More Than Scientists
- Founded: 2015; 11 years ago
- Type: Non-profit
- Focus: Environmentalism
- Location: Seattle, WA, United States;
- Region served: Worldwide
- Website: www.morethanscientists.org

= More Than Scientists =

Outreach program for climate scientists

More Than Scientists is a United States-based nonprofit environmental advocacy group. It provides an outreach program for climate scientists to speak publicly about their personal views on climate change. Directed towards the general public, its goal has been to communicate that climate change is real and what it will mean for society.

The program presents videos contributed by climate scientists featuring them speaking directly to the viewer. Launched in 2015 with contributions by more than 30 climate scientists, it has grown to more than 80 participating climate scientists and more than 300 videos (as of 2023).

Prominent climate scientists who have recorded and contributed videos to More Than Scientists include Kerry Emanuel, John Wallace, Michael Mann, Katharine Hayhoe, Naomi Oreskes, and Kevin Trenberth among others. These scientists represent leading climate science departments including MIT, University of Washington, Harvard, and University of Colorado Boulder. Research centers they work at include the National Center for Atmospheric Research (NCAR), the National Oceanic and Atmospheric Administration (NOAA), the Cooperative Institute for Research in Environmental Sciences (CIRES), the Institute of Arctic and Alpine Research (INSTAAR), Western Water Assessment (WWA), the National Snow and Ice Data Center (NSIDC), and the Laboratory for Atmospheric and Space Physics (LASP).

The More Than Scientists' videos focus on the societal and personal effects of climate change, rather than presenting the science per se. "Scientists... showcase their human reasons for concern about climate change, rather than the logical, methodological – and often hard to understand – voice often heard in television interviews or jargon scientific papers." reports the World Economic Forum. As Cool Davis described, "These scientists who work in climate-related disciplines don't spew facts and figures, but rather tell the personal concerns that those facts and figures have led them to. They talk about the potential impact of climate change on their families, their communities and the environment."

==Public awareness of climate change consensus==

At the time of More Than Scientists' launch in 2015 there was a substantial gulf between climate scientists' understanding of human-caused climate change ("anthropogenic global warming" or AGW as it was generally put at that time) and the general public's view of the scientists' research conclusions. In 2013 97% of climate scientists viewed human-caused climate change as the reality, yet less than 10% of the public was aware of that consensus.
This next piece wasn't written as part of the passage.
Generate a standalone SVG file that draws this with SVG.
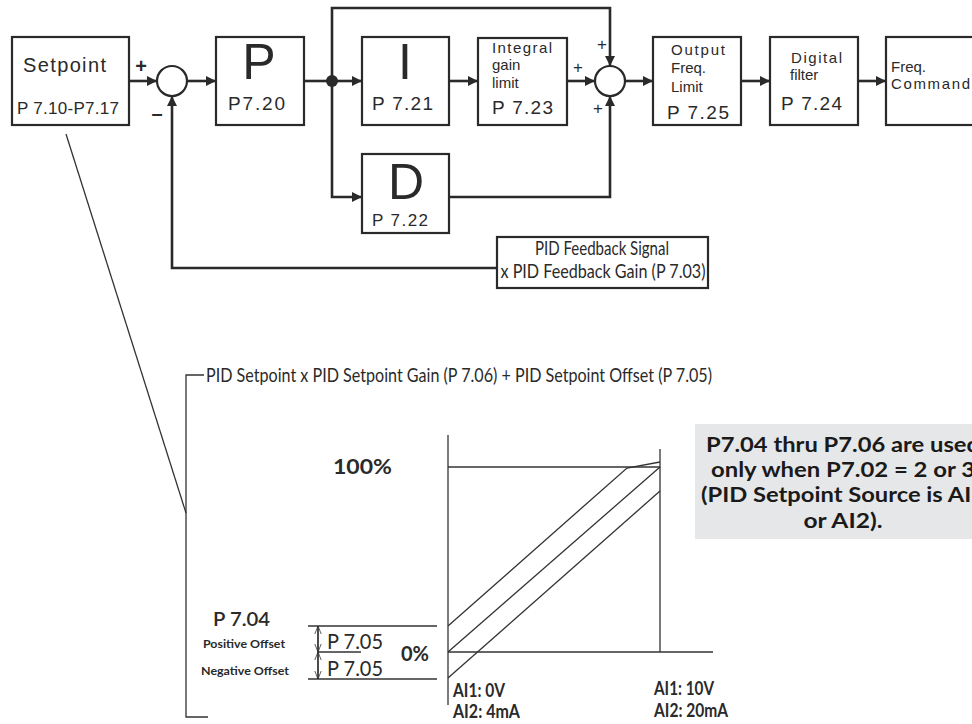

At the same time, there was a relatively high level of trust in climate scientists. The Yale Project on Climate Change Communication reported in 2015 that 70% of the public trusts climate scientists for information about global warming, slightly ahead of family and friends (67%) and well ahead of then President Obama (42%) and mainstream news media (41%).

With this background, there was increasing interest in the climate science community regarding communication with the general public about their research findings. "While there have been strong voices contributing to advancing this conversation, we believe voices of the scientists are critically needed to help dispel confusion about the science." reported Climate Access. And "Scientists have a sentinel responsibility to alert society to threats about which ordinary people have no other way of knowing." argues Naomi Oreskes, Harvard Professor of the History of Science and Affiliated Professor of Earth and Planetary Sciences and More Than Scientists contributor. According to Union of Concerned Scientists member and More Than Scientists contributor Gretchen Goldman, "The More Than Scientists campaign is a great example of the kind of outlet for which the UCS Science Network provides resources to help scientists communicate."

==Areas of Focus==
More Than Scientists focuses on these primary topics: Impacts on ecosystems, Impacts on food supply, Impacts on forests, Impacts on society, Impacts on the ocean, Impacts on the water supply, Impacts on storms and natural disasters, Impacts on families, Impacts on future generations, Adaptation to climate change. In addition, many of the videos provide personal introductions to the scientists themselves.

==History==
More Than Scientists was founded by Eric Michelman, its director, and Dargan Frierson, associate professor of atmospheric sciences at the University of Washington. Free Range Studios led the campaign strategy, website development, and introduction.